### PROVIDED MATERIAL

------------------------------------------------------------

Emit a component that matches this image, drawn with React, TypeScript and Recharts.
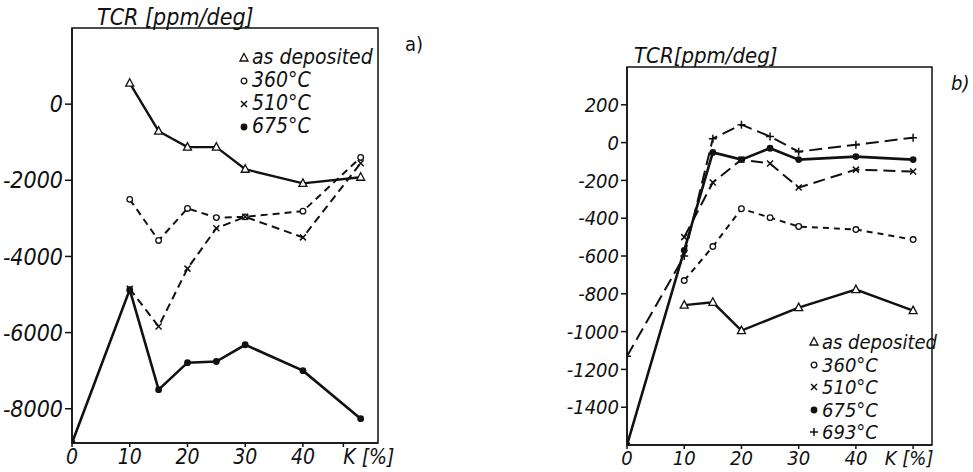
import React from "react";
import { LineChart, Line, XAxis, YAxis, ReferenceArea } from "recharts";

// K [%] positions shared by both panels
const kValues = [0, 10, 15, 20, 25, 30, 40, 50];

// panel a) TCR [ppm/deg]
const aAsDeposited = [null, 550, -710, -1130, -1130, -1710, -2080, -1920];
const a360 = [null, -2500, -3580, -2740, -2980, -2960, -2810, -1400];
const a510 = [null, -4850, -5840, -4320, -3260, -2960, -3500, -1550];
const a675 = [-8900, -4870, -7500, -6790, -6760, -6320, -7000, -8260];

// panel b) TCR [ppm/deg]
const bAsDeposited = [null, -860, -845, -995, null, -873, -778, -889];
const b360 = [null, -730, -550, -350, -397, -444, -460, -513];
const b510 = [null, -500, -211, -90, -111, -238, -143, -153];
const b675 = [-1600, -570, -52, -90, -30, -90, -74, -90];
const b693 = [-1130, -600, 21, 95, 32, -48, -11, 26];

const aYTicks = [-8000, -6000, -4000, -2000, 0];
const aXTicks = [0, 10, 20, 30, 40, 47];
const bYTicks = [-1400, -1200, -1000, -800, -600, -400, -200, 0, 200];
const bXTicks = [0, 10, 20, 30, 40, 50];

const legendA = ["as deposited", "360°C", "510°C", "675°C"];
const legendB = ["as deposited", "360°C", "510°C", "675°C", "693°C"];

const INK = "#111";
const FONT = "'DejaVu Sans Condensed', 'DejaVu Sans', sans-serif";

const dataA = kValues.map((k, i) => ({ k, asDep: aAsDeposited[i], t360: a360[i], t510: a510[i], t675: a675[i] }));
const dataB = kValues.map((k, i) => ({ k, asDep: bAsDeposited[i], t360: b360[i], t510: b510[i], t675: b675[i], t693: b693[i] }));

type Shape = "tri" | "circle" | "cross" | "dot" | "plus";

function marker(shape: Shape, cx: number, cy: number, key?: any) {
  if (shape === "tri")
    return <path key={key} d={`M${cx},${cy - 4.5}L${cx + 4},${cy + 3}L${cx - 4},${cy + 3}Z`} fill="#fff" stroke={INK} strokeWidth={1.3} />;
  if (shape === "circle") return <circle key={key} cx={cx} cy={cy} r={2.8} fill="#fff" stroke={INK} strokeWidth={1.3} />;
  if (shape === "dot") return <circle key={key} cx={cx} cy={cy} r={3.4} fill={INK} />;
  if (shape === "cross")
    return (
      <path key={key} d={`M${cx - 3},${cy - 3}L${cx + 3},${cy + 3}M${cx + 3},${cy - 3}L${cx - 3},${cy + 3}`} stroke={INK} strokeWidth={1.5} />
    );
  return <path key={key} d={`M${cx - 4},${cy}L${cx + 4},${cy}M${cx},${cy - 4}L${cx},${cy + 4}`} stroke={INK} strokeWidth={1.5} />;
}

const dotFor = (shape: Shape) => (p: any) => {
  if (p.cx == null || p.cy == null || p.value == null) return <g key={p.index} />;
  return marker(shape, p.cx, p.cy, p.index);
};

const tickStyle = (size: number) => ({ fill: INK, fontSize: size, fontFamily: FONT, fontStyle: "italic" as const });

// x tick: the last tick carries the "K [%]" axis name
const xTick = (kTick: number, size: number, anchor: "start" | "middle", dx: number) => (p: any) => {
  const v = p.payload.value;
  const isK = v === kTick;
  return (
    <text
      x={p.x + (isK ? dx : 0)}
      y={p.y}
      dy="0.71em"
      textAnchor={isK ? anchor : "middle"}
      fill={INK}
      fontSize={size}
      fontFamily={FONT}
      fontStyle="italic"
    >
      {isK ? "K [%]" : String(v)}
    </text>
  );
};

function Legend({ items, shapes, left, top, rowH, size }: { items: string[]; shapes: Shape[]; left: number; top: number; rowH: number; size: number }) {
  return (
    <div style={{ position: "absolute", left, top, fontFamily: FONT, fontStyle: "italic", fontSize: size, color: INK, lineHeight: `${rowH}px` }}>
      {items.map((name, i) => (
        <div key={name} style={{ display: "flex", alignItems: "center", whiteSpace: "nowrap" }}>
          <svg width={12} height={12} style={{ marginRight: 2 }}>
            {marker(shapes[i], 6, 6)}
          </svg>
          {name}
        </div>
      ))}
    </div>
  );
}

export default function App() {
  return (
    <div style={{ position: "absolute", left: 0, top: 0, width: 973, height: 472, background: "#fff", overflow: "hidden" }}>
      {/* panel a */}
      <div style={{ position: "absolute", left: 0, top: 0 }}>
        <LineChart width={400} height={472} data={dataA} margin={{ top: 28, right: 22, left: 0, bottom: 4 }}>
          <XAxis
            dataKey="k"
            type="number"
            domain={[0, 53]}
            ticks={aXTicks}
            allowDataOverflow
            height={25}
            tick={xTick(47, 21, "start", 0)}
            tickSize={4}
            stroke={INK}
            strokeWidth={1.5}
          />
          <YAxis
            type="number"
            domain={[-8900, 2000]}
            ticks={aYTicks}
            allowDataOverflow
            width={72}
            tick={tickStyle(23)}
            tickSize={7}
            stroke={INK}
            strokeWidth={1.5}
          />
          <ReferenceArea x1={0} x2={53} y1={-8900} y2={2000} fill="none" stroke={INK} strokeWidth={1.5} />
          <Line dataKey="asDep" stroke={INK} strokeWidth={2.4} dot={dotFor("tri")} connectNulls isAnimationActive={false} />
          <Line dataKey="t360" stroke={INK} strokeWidth={2} strokeDasharray="7 5" dot={dotFor("circle")} connectNulls isAnimationActive={false} />
          <Line dataKey="t510" stroke={INK} strokeWidth={2} strokeDasharray="8 5" dot={dotFor("cross")} connectNulls isAnimationActive={false} />
          <Line dataKey="t675" stroke={INK} strokeWidth={2.6} dot={dotFor("dot")} connectNulls isAnimationActive={false} />
        </LineChart>
      </div>
      <div style={{ position: "absolute", left: 97, top: 4, fontFamily: FONT, fontStyle: "italic", fontSize: 23, color: INK }}>TCR [ppm/deg]</div>
      <div style={{ position: "absolute", left: 405, top: 32, fontFamily: FONT, fontSize: 20, color: INK }}>a)</div>
      <Legend items={legendA} shapes={["tri", "circle", "cross", "dot"]} left={238} top={46} rowH={23} size={21} />

      {/* panel b */}
      <div style={{ position: "absolute", left: 540, top: 0 }}>
        <LineChart width={433} height={472} data={dataB} margin={{ top: 67, right: 41, left: 0, bottom: 2 }}>
          <XAxis
            dataKey="k"
            type="number"
            domain={[0, 53.3]}
            ticks={bXTicks}
            allowDataOverflow
            height={25}
            tick={xTick(50, 20, "middle", -4)}
            tickSize={4}
            stroke={INK}
            strokeWidth={1.5}
          />
          <YAxis
            type="number"
            domain={[-1600, 400]}
            ticks={bYTicks}
            allowDataOverflow
            width={87}
            tick={tickStyle(20)}
            tickSize={6}
            stroke={INK}
            strokeWidth={1.5}
          />
          <ReferenceArea x1={0} x2={53.3} y1={-1600} y2={400} fill="none" stroke={INK} strokeWidth={1.5} />
          <Line dataKey="asDep" stroke={INK} strokeWidth={2.4} dot={dotFor("tri")} connectNulls isAnimationActive={false} />
          <Line dataKey="t360" stroke={INK} strokeWidth={2} strokeDasharray="6 5" dot={dotFor("circle")} connectNulls isAnimationActive={false} />
          <Line dataKey="t510" stroke={INK} strokeWidth={2} strokeDasharray="12 6" dot={dotFor("cross")} connectNulls isAnimationActive={false} />
          <Line dataKey="t675" stroke={INK} strokeWidth={2.6} dot={dotFor("dot")} connectNulls isAnimationActive={false} />
          <Line dataKey="t693" stroke={INK} strokeWidth={2} strokeDasharray="13 6" dot={dotFor("plus")} connectNulls isAnimationActive={false} />
        </LineChart>
      </div>
      <div style={{ position: "absolute", left: 634, top: 43, fontFamily: FONT, fontStyle: "italic", fontSize: 22, color: INK }}>TCR[ppm/deg]</div>
      <div style={{ position: "absolute", left: 951, top: 71, fontFamily: FONT, fontStyle: "italic", fontSize: 20, color: INK }}>b)</div>
      <Legend items={legendB} shapes={["tri", "circle", "cross", "dot", "plus"]} left={808} top={331} rowH={22.5} size={20} />
    </div>
  );
}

------------------------------------------------------------

### TO BE DONE
Repeat the listing above exactly from its first line to the line containing "XAxis, YAxis, ReferenceArea", both included, and omit the pictures.

### WRITTEN SOLUTION
Emit a component that matches this image, drawn with React, TypeScript and Recharts.
import React from "react";
import { LineChart, Line, XAxis, YAxis, ReferenceArea } from "recharts";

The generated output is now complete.